Reproduce exactly, with no pictures, each line from the opening of the material down through the line containing "let bandRange = ['2020-05-28', '2020-07-09'];".

══ Data extract

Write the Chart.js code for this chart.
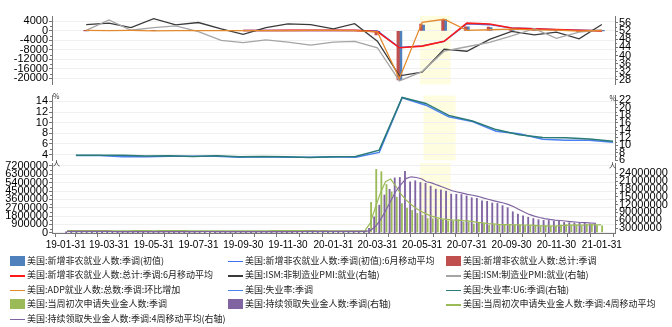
<!DOCTYPE html>
<html>
<head>
<meta charset="utf-8">
<script src="https://cdn.jsdelivr.net/npm/chart.js@4/dist/chart.umd.min.js"></script>
<style>
  body { margin: 0; background: #fff; }
  #wrap { position: relative; width: 672px; height: 327px; overflow: hidden; }
  #wrap canvas { position: absolute; left: 0; }
  .lg { position: absolute; font: 9px "Noto Sans CJK SC", sans-serif; color: #222; white-space: nowrap; line-height: 12px; }
  .lg i { position: absolute; left: 0; }
  .lg span { position: absolute; left: 17px; top: 0; }
</style>
</head>
<body>
<div id="wrap">
  <canvas id="c1" width="672" height="92" style="top:0"></canvas>
  <canvas id="c2" width="672" height="80" style="top:88px"></canvas>
  <canvas id="c3" width="672" height="100" style="top:155px"></canvas>
</div>
<script>
// month-end dates, also the x ticks (every other one is labelled)
let monthEnds = ['2019-01-31','2019-02-28','2019-03-31','2019-04-30','2019-05-31','2019-06-30','2019-07-31','2019-08-31',
  '2019-09-30','2019-10-31','2019-11-30','2019-12-31','2020-01-31','2020-02-29','2020-03-31','2020-04-30','2020-05-31',
  '2020-06-30','2020-07-31','2020-08-31','2020-09-30','2020-10-31','2020-11-30','2020-12-31','2021-01-31'];
let months = monthEnds.slice(1);
let bandRange = ['2020-05-28', '2020-07-09'];

// top panel (thousand persons / index)
let nfpInitial = [20,196,263,75,224,164,130,136,128,266,145,225,273,-701,-20500,2509,4800,1763,1371,661,638,245,-140,49];
let nfpInitialMA = [null,null,null,null,null,null,null,143,131,177,180,212,214,-68,-6976,-6300,-4400,3024,2645,1265,890,515,248,51];
let nfpTotal = [1,147,210,85,182,194,207,208,185,261,184,214,251,-1683,-20679,2833,4846,1726,1583,716,680,264,-227,49];
let nfpTotalMA = [null,null,null,null,null,null,null,203,200,218,210,220,216,-300,-7100,-6400,-4400,3300,2900,1200,900,550,250,30];
let ismNonMfgEmp = [55.2,55.9,53.7,58.1,55.0,56.2,53.1,50.4,53.7,55.5,55.2,53.1,55.6,47.0,30.0,31.8,43.1,42.1,47.9,51.8,50.1,51.5,48.2,55.2];
let ismMfgEmp = [52.3,57.5,52.4,53.7,54.5,51.7,47.4,46.3,47.7,46.6,45.1,46.6,46.9,43.8,27.5,32.1,42.1,44.3,46.4,49.6,53.2,48.4,51.5,52.6];
let adpChange = [197,151,205,56,112,142,157,93,121,124,199,209,147,-400,-20000,3600,4900,212,481,753,404,304,-78,174];

// middle panel (%)
let unemployment = [3.8,3.8,3.6,3.6,3.7,3.7,3.7,3.5,3.6,3.5,3.5,3.6,3.5,4.4,14.7,13.3,11.1,10.2,8.4,7.9,6.9,6.7,6.7,6.3];
let unemploymentU6 = [7.3,7.3,7.3,7.1,7.2,7.0,7.2,6.9,7.0,6.9,6.7,6.9,7.0,8.7,22.8,21.2,18.0,16.5,14.2,12.8,12.1,12.0,11.7,11.1];

// bottom panel, weekly from 2019-02-02 (thousand persons)
let weekStart = '2019-02-02', weekCount = 105;
let initialClaims = [234,239,216,225,223,229,221,211,202,196,192,230,230,228,212,211,215,218,222,216,227,221,209,216,206,215,209,220,209,215,217,204,208,213,219,210,214,213,218,211,225,227,213,203,252,234,222,220,
  212,207,223,217,203,206,211,219,217,211,282,3307,6867,6615,5237,4442,3867,3176,2687,2446,2123,1897,1566,1540,1482,1413,1310,1307,1422,1187,1191,971,1104,1011,833,893,866,873,849,845,842,791,757,738,711,748,716,716,862,892,806,790,
  787,926,914,812,779];
let initialClaimsMA = [225,232,229,229,226,223,225,221,216,208,200,205,212,220,225,220,217,214,217,218,221,222,218,218,213,212,212,213,213,213,215,211,211,211,211,213,214,214,214,214,217,220,219,217,224,228,228,232,
  222,215,216,215,213,212,209,210,213,215,232,1004,2667,4268,5507,5790,5040,4181,3543,3044,2608,2288,2008,1782,1621,1500,1436,1378,1363,1307,1277,1193,1113,1069,980,960,901,866,870,858,852,832,809,782,749,739,728,723,761,797,819,838,
  820,833,855,861,848];
let continuingClaims = [1725,1772,1805,1756,1776,1750,1756,1717,1714,1655,1671,1676,1688,1660,1676,1657,1682,1695,1688,1686,1686,1699,1676,1686,1699,1684,1726,1674,1698,1662,1670,1661,1650,1688,1684,1679,1682,1690,1692,1689,1640,1697,1693,1667,1722,1725,1728,1803,
  1764,1731,1703,1751,1698,1726,1724,1733,1701,1702,1784,3059,7446,11914,15819,18011,22377,22548,24912,20838,21268,20606,20289,19231,18062,17760,17304,16151,16107,15991,15480,14759,14535,13544,13385,12747,12580,11767,10979,9397,8465,7823,7285,6801,6370,6089,6071,5781,5757,5322,5198,5072,
  5054,4974,4771,4592,null];
let continuingClaimsMA = [1740,1750,1760,1765,1777,1772,1760,1745,1734,1711,1690,1679,1673,1674,1675,1670,1669,1678,1681,1688,1689,1690,1687,1687,1690,1686,1699,1696,1696,1690,1676,1674,1661,1667,1671,1678,1683,1684,1686,1688,1678,1680,1680,1674,1695,1702,1711,1745,
  1755,1757,1750,1737,1721,1720,1725,1720,1721,1715,1730,2062,3498,6051,9560,13298,17030,19689,21962,22669,22391,21906,20750,20349,19547,18836,18089,17319,16831,16388,15932,15584,15191,14580,14056,13553,13064,12620,12018,11181,10152,9166,8243,7594,7070,6636,6333,6078,5925,5733,5515,5337,
  5162,5075,4968,4848,null];

// axis ticks
let topLeftTicks = [4000,0,-4000,-8000,-12000,-16000,-20000];
let topRightTicks = [56,52,48,44,40,36,32,28];
let midLeftTicks = [14,12,10,8,6,4];
let midRightTicks = [22,20,18,16,14,12,10,8,6];
let botLeftTicks = [0,900000,1800000,2700000,3600000,4500000,5400000,6300000,7200000];
let botRightTicks = [3000000,6000000,9000000,12000000,15000000,18000000,21000000,24000000];

const DAY = 86400000;
const toMs = s => Date.parse(s + 'T00:00:00Z');
const xMin = toMs('2019-01-31') - 3.3 * DAY, xMax = toMs('2019-01-31') + 733.6 * DAY;
const tickFont = { family: 'Liberation Sans, Arial, sans-serif', size: 11 };

let weeks = [];
for (let i = 0; i < weekCount; i++) weeks.push(toMs(weekStart) + i * 7 * DAY);

const monthly = arr => arr.map((v, i) => ({ x: toMs(months[i]), y: v }));
const weekly = (arr, k) => arr.map((v, i) => ({ x: weeks[i], y: v == null ? null : v * k }));

const overlay = {
  id: 'overlay',
  beforeDraw(chart) {
    const { ctx, chartArea, scales } = chart;
    const x0 = scales.x.getPixelForValue(toMs(bandRange[0])), x1 = scales.x.getPixelForValue(toMs(bandRange[1]));
    ctx.save();
    ctx.fillStyle = '#FFFDE0';
    ctx.fillRect(x0, chartArea.top, x1 - x0, chartArea.bottom - chartArea.top);
    ctx.restore();
  },
  afterDraw(chart, args, opts) {
    const { ctx } = chart;
    ctx.save();
    ctx.strokeStyle = '#777';
    ctx.lineWidth = 1;
    ['yl', 'yr'].forEach(id => {
      const s = chart.scales[id];
      const t = s.ticks;
      for (let i = 0; i < t.length - 1; i++) {
        const y = Math.round(s.getPixelForValue((t[i].value + t[i + 1].value) / 2)) + 0.5;
        const xe = id === 'yl' ? s.right : s.left;
        ctx.beginPath();
        ctx.moveTo(xe, y);
        ctx.lineTo(id === 'yl' ? xe - 2 : xe + 2, y);
        ctx.stroke();
      }
    });
    if (opts.unit) {
      ctx.fillStyle = '#333';
      ctx.font = '7px "Noto Sans CJK SC", sans-serif';
      ctx.textBaseline = 'bottom';
      ctx.textAlign = 'left';
      ctx.fillText(opts.unit, chart.scales.yl.right + 1, chart.chartArea.top + 4);
      ctx.textAlign = 'right';
      ctx.fillText(opts.unit, chart.scales.yr.left + 1, chart.chartArea.top + 6);
    }
    ctx.restore();
  }
};

function yAxis(pos, min, max, ticks, width) {
  return {
    position: pos, min: min, max: max,
    afterBuildTicks: s => { s.ticks = ticks.map(v => ({ value: v })); },
    afterFit: s => { s.width = width; },
    ticks: { font: tickFont, color: '#000', padding: 1, autoSkip: false, callback: v => String(v) },
    grid: { drawOnChartArea: pos === 'left', color: '#F0F0F0', tickColor: '#777', tickLength: 3 },
    border: { color: '#777' }
  };
}

function xAxis(show) {
  return {
    type: 'linear', min: xMin, max: xMax, display: show,
    afterBuildTicks: s => { s.ticks = monthEnds.map(d => ({ value: toMs(d) })); },
    afterFit: s => { s.height = show ? 22 : 0; },
    ticks: {
      font: { family: 'Liberation Sans, Arial, sans-serif', size: 10 }, color: '#000', autoSkip: false, maxRotation: 0, padding: 2,
      callback: (v, i) => i % 2 === 0 ? monthEnds[i].slice(2) : ''
    },
    grid: { drawOnChartArea: false, tickLength: 4, tickColor: '#777' },
    border: { color: '#777' }
  };
}

function options(pad, scales, unit) {
  return {
    responsive: false, animation: false, maintainAspectRatio: false,
    layout: { padding: pad },
    plugins: { legend: { display: false }, tooltip: { enabled: false }, overlay: { unit: unit } },
    elements: { point: { radius: 0 }, line: { tension: 0 } },
    scales: scales
  };
}

const line = (label, data, color, axis, w, order) => ({ type: 'line', label, data, borderColor: color, backgroundColor: color, borderWidth: w, yAxisID: axis, order, spanGaps: false });
const bar = (label, data, color, axis, order, thick) => Object.assign({ type: 'bar', label, data, backgroundColor: color, borderWidth: 0, yAxisID: axis, order }, thick ? { barThickness: thick } : {});

let c1 = new Chart('c1', {
  data: { datasets: [
    bar('美国:新增非农就业人数:季调(初值)', monthly(nfpInitial), '#4F81BD', 'yl', 10, 2.5),
    line('美国:新增非农就业人数:季调(初值):6月移动平均', monthly(nfpInitialMA), '#3F6FF2', 'yl', 1.5, 6),
    bar('美国:新增非农就业人数:总计:季调', monthly(nfpTotal), '#C0504D', 'yl', 9, 2.5),
    line('美国:新增非农就业人数:总计:季调:6月移动平均', monthly(nfpTotalMA), '#FF1A1A', 'yl', 1.6, 5),
    line('美国:ISM:非制造业PMI:就业(右轴)', monthly(ismNonMfgEmp), '#3A3A3A', 'yr', 1.3, 4),
    line('美国:ISM:制造业PMI:就业(右轴)', monthly(ismMfgEmp), '#A5A5A5', 'yr', 1.3, 3),
    line('美国:ADP就业人数:总数:季调:环比增加', monthly(adpChange), '#E48A2E', 'yl', 1.3, 2)
  ] },
  options: options({ top: 16, bottom: 4, left: 0, right: 0 }, {
    x: xAxis(false),
    yl: yAxis('left', -22520, 6280, topLeftTicks, 52),
    yr: yAxis('right', 25.8, 59.4, topRightTicks, 57)
  }, null),
  plugins: [overlay]
});

let c2 = new Chart('c2', {
  data: { datasets: [
    line('美国:失业率:季调', monthly(unemployment), '#4A80F0', 'yl', 1.5, 2),
    line('美国:失业率:U6:季调(右轴)', monthly(unemploymentU6), '#2B7A78', 'yr', 1.5, 1)
  ] },
  options: options({ top: 5, bottom: 5, left: 0, right: 0 }, {
    x: xAxis(false),
    yl: yAxis('left', 2.9, 15.1, midLeftTicks, 52),
    yr: yAxis('right', 5.95, 23.3, midRightTicks, 57)
  }, '%'),
  plugins: [overlay]
});

let c3 = new Chart('c3', {
  data: { datasets: [
    bar('美国:当周初次申请失业金人数:季调', weekly(initialClaims, 1000), '#9BBB59', 'yl', 10),
    bar('美国:持续领取失业金人数:季调(右轴)', weekly(continuingClaims, 1000), '#8064A2', 'yr', 9),
    line('美国:当周初次申请失业金人数:季调:4周移动平均', weekly(initialClaimsMA, 1000), '#9BBB59', 'yl', 1.2, 2),
    line('美国:持续领取失业金人数:季调:4周移动平均(右轴)', weekly(continuingClaimsMA, 1000), '#8064A2', 'yr', 1.2, 1)
  ] },
  options: options({ top: 8, bottom: 0, left: 0, right: 0 }, {
    x: xAxis(true),
    yl: yAxis('left', -30000, 7520000, botLeftTicks, 52),
    yr: yAxis('right', 1130000, 27950000, botRightTicks, 57)
  }, '人'),
  plugins: [overlay]
});

// legend in three columns, built from the datasets
let colX = [10, 228, 446], rowY = [254.5, 269, 283.5, 298, 312.5];
let wrap = document.getElementById('wrap');
let n = 0;
[c1, c2, c3].forEach(c => c.data.datasets.forEach(ds => {
  let d = document.createElement('div');
  d.className = 'lg';
  d.style.left = colX[n % 3] + 'px';
  d.style.top = rowY[Math.floor(n / 3)] + 'px';
  let mark = ds.type === 'bar'
    ? `<i style="top:1px;width:15px;height:10px;background:${ds.backgroundColor}"></i>`
    : `<i style="top:6px;width:15px;height:1.5px;background:${ds.borderColor}"></i>`;
  d.innerHTML = mark + `<span>${ds.label}</span>`;
  wrap.appendChild(d);
  n++;
}));
</script>
</body>
</html>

════

Answer to this problem
Write the Chart.js code for this chart.
<!DOCTYPE html>
<html>
<head>
<meta charset="utf-8">
<script src="https://cdn.jsdelivr.net/npm/chart.js@4/dist/chart.umd.min.js"></script>
<style>
  body { margin: 0; background: #fff; }
  #wrap { position: relative; width: 672px; height: 327px; overflow: hidden; }
  #wrap canvas { position: absolute; left: 0; }
  .lg { position: absolute; font: 9px "Noto Sans CJK SC", sans-serif; color: #222; white-space: nowrap; line-height: 12px; }
  .lg i { position: absolute; left: 0; }
  .lg span { position: absolute; left: 17px; top: 0; }
</style>
</head>
<body>
<div id="wrap">
  <canvas id="c1" width="672" height="92" style="top:0"></canvas>
  <canvas id="c2" width="672" height="80" style="top:88px"></canvas>
  <canvas id="c3" width="672" height="100" style="top:155px"></canvas>
</div>
<script>
// month-end dates, also the x ticks (every other one is labelled)
let monthEnds = ['2019-01-31','2019-02-28','2019-03-31','2019-04-30','2019-05-31','2019-06-30','2019-07-31','2019-08-31',
  '2019-09-30','2019-10-31','2019-11-30','2019-12-31','2020-01-31','2020-02-29','2020-03-31','2020-04-30','2020-05-31',
  '2020-06-30','2020-07-31','2020-08-31','2020-09-30','2020-10-31','2020-11-30','2020-12-31','2021-01-31'];
let months = monthEnds.slice(1);
let bandRange = ['2020-05-28', '2020-07-09'];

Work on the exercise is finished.